Estreno

«Comanchería»: «Trumplandia» es esto

«Comanchería»: «Trumplandia» es esto
«Comanchería»: «Trumplandia» es estolarazon

Infinidad de westerns han enfrentado a colonos, granjeros y pequeños comerciantes con la impunidad de los caciques que han querido expropiar sus tierras y negocios en beneficio propio.

Director: David Mackenzie. Guión: Taylor Sheridan. Intérpretes:Chris Pine, Jeff Bridges, Ben Foster, Dale Dickey. EE UU., 2016. Duración: 102 minutos. «Thriller».

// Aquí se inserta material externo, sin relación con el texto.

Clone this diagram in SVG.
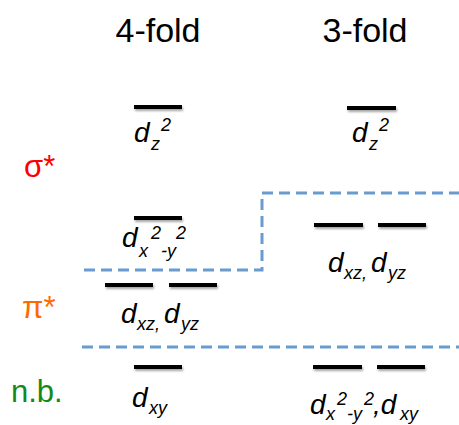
<svg xmlns="http://www.w3.org/2000/svg" width="459" height="425" viewBox="0 0 459 425">
<defs>
<filter id="sh" filterUnits="userSpaceOnUse" x="0" y="0" width="459" height="425">
<feDropShadow dx="1" dy="2" stdDeviation="1.2" flood-color="#000" flood-opacity="0.35"/>
</filter>
</defs>
<style>
.bar{stroke:#000;stroke-width:4;fill:none;filter:url(#sh)}
.dash{stroke:#6A9BD0;stroke-width:3;fill:none;stroke-dasharray:11 6}
.hdr{font-family:"Liberation Sans",Arial,sans-serif;font-size:34px;fill:#000}
.lab{font-family:"Liberation Sans",Arial,sans-serif;font-style:italic;fill:#000}
.d{font-size:28px}
.s{font-size:18px}
.side{font-family:"Liberation Sans",Arial,sans-serif;font-size:31px}
</style>
<rect width="459" height="425" fill="#fff"/>
<g id="headers">
<text class="hdr" x="158" y="42" text-anchor="middle">4-fold</text>
<text class="hdr" x="365" y="42" text-anchor="middle">3-fold</text>
</g>
<g id="side-labels">
<text class="side" x="24" y="177" font-size="34" fill="#FF0000">σ*</text>
<text class="side" x="22" y="318" fill="#FF6A00">π*</text>
<text class="side" x="11" y="402" fill="#13891A">n.b.</text>
</g>
<g id="connectors">
<path class="dash" d="M84 270 H262 V193 H459"/>
<path class="dash" d="M82 347 H459"/>
</g>
<g id="f4-dz2">
<line class="bar" x1="134" y1="107" x2="182" y2="107"/>
<text class="lab d" x="134" y="142">d</text>
<text class="lab s" x="151" y="150">z</text>
<text class="lab s" x="161" y="131">2</text>
</g>
<g id="f4-dx2y2">
<line class="bar" x1="134" y1="218" x2="182" y2="218"/>
<text class="lab d" x="122" y="247">d</text>
<text class="lab s" x="139" y="257">x</text>
<text class="lab s" x="151" y="239">2</text>
<text class="lab s" x="161" y="257">-y</text>
<text class="lab s" x="176" y="239">2</text>
</g>
<g id="f4-dxzdyz">
<line class="bar" x1="105" y1="285" x2="153" y2="285"/>
<line class="bar" x1="169" y1="285" x2="217" y2="285"/>
<text class="lab d" x="121" y="323">d</text>
<text class="lab s" x="137" y="330">xz,</text>
<text class="lab d" x="164" y="323">d</text>
<text class="lab s" x="181" y="330">yz</text>
</g>
<g id="f4-dxy">
<line class="bar" x1="134" y1="367" x2="182" y2="367"/>
<text class="lab d" x="132" y="407">d</text>
<text class="lab s" x="149" y="414">xy</text>
</g>
<g id="f3-dz2">
<line class="bar" x1="347" y1="108" x2="396" y2="108"/>
<text class="lab d" x="352" y="142">d</text>
<text class="lab s" x="369" y="150">z</text>
<text class="lab s" x="379" y="131">2</text>
</g>
<g id="f3-dxzdyz">
<line class="bar" x1="314" y1="225" x2="363" y2="225"/>
<line class="bar" x1="378" y1="225" x2="426" y2="225"/>
<text class="lab d" x="328" y="272">d</text>
<text class="lab s" x="344" y="279">xz,</text>
<text class="lab d" x="371" y="272">d</text>
<text class="lab s" x="388" y="279">yz</text>
</g>
<g id="f3-dx2y2dxy">
<line class="bar" x1="313" y1="367" x2="362" y2="367"/>
<line class="bar" x1="377" y1="367" x2="425" y2="367"/>
<text class="lab d" x="310" y="414">d</text>
<text class="lab s" x="326" y="420">x</text>
<text class="lab s" x="337" y="405">2</text>
<text class="lab s" x="347" y="420">-y</text>
<text class="lab s" x="364" y="405">2</text>
<text class="lab d" x="373" y="414">,d</text>
<text class="lab s" x="400" y="420">xy</text>
</g>
</svg>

Infinidad de westerns han enfrentado a colonos, granjeros y pequeños comerciantes con la impunidad de los caciques que han querido expropiar sus tierras y negocios en beneficio propio. Es la dimensión social de un género que, privilegiando la construcción del mito de la frontera, nos ha hecho olvidar que los efectos devastadores del capitalismo salvaje siempre han formado parte de su genética. Si «Comanchería» adapta los hábitos del western a la contemporaneidad, es lógico que reformule esa crítica social, y aún la haga más evidente, señalando culpables, que ahora son los bancos que embargan casas y empresas en la América empobrecida. La película no podría ser más oportuna: le bastan diez, quince minutos, para dibujar el paisaje vacío y tenebroso de una Texas repleta de grafittis-protesta, habitada por esa «white trash» dispuesta a sacar una escopeta a la mínima de cambio, preparándose para votar masivamente a Donald Trump. Buena parte de la eficacia de la película reside en el realismo de las localizaciones –bancos, «diners», parkings semiabandonados, pueblos de una sola calle y esa carretera cortada por vaqueros trashumantes que parecen haberse escapado de «Río Rojo»– y el acierto en la elección de secundarios y extras: el Texas profundo parece haberse congelado en el tiempo de los indignados republicanos.

No sabemos si los dos hermanos (Chris Pine, el sensato, y Ben Forster, el que no tiene nada que perder) que deciden atracar bancos por una buena causa votan a Trump. La película humaniza sus delitos, no sólo explicando sus motivos sino subrayando la complicidad fraternal que los une sin caer en tópicos. La urgencia de sus actos, no exenta de una torpeza casi suicida, nos hace simpatizar con ellos. En el lado opuesto de la ley, otra pareja, esta vez de policías, funciona como su contraplano, no como su antónimo. Jeff Bridges está a punto, sólo a punto, de sobrecargar de manierismos crepusculares y acento sureño su interpretación como sheriff que, al borde de la jubilación, se enfrenta al caso como si le fuera la vida. En algunos momentos, su personaje parece conectar «Comanchería» con «No es país para viejos», aunque la dimensión metafísica de la película de los Coen –y de la novela de Cormac McCarthy en que se basaba– contrasta con la modestia del filme de Mackenzie, poco proclive a la abstracción. La relación de Bridges con su compañero de fatigas, un indio que responde a sus pullas racistas con una mezcla de ironía y cariño infinito, sirve para hermanar a perseguidos y perseguidores; y para que, en fin, la balanza de la empatía esté compensada en ambos bandos de la Ley, demostrando que, de un modo u otro, todos son víctimas del sistema.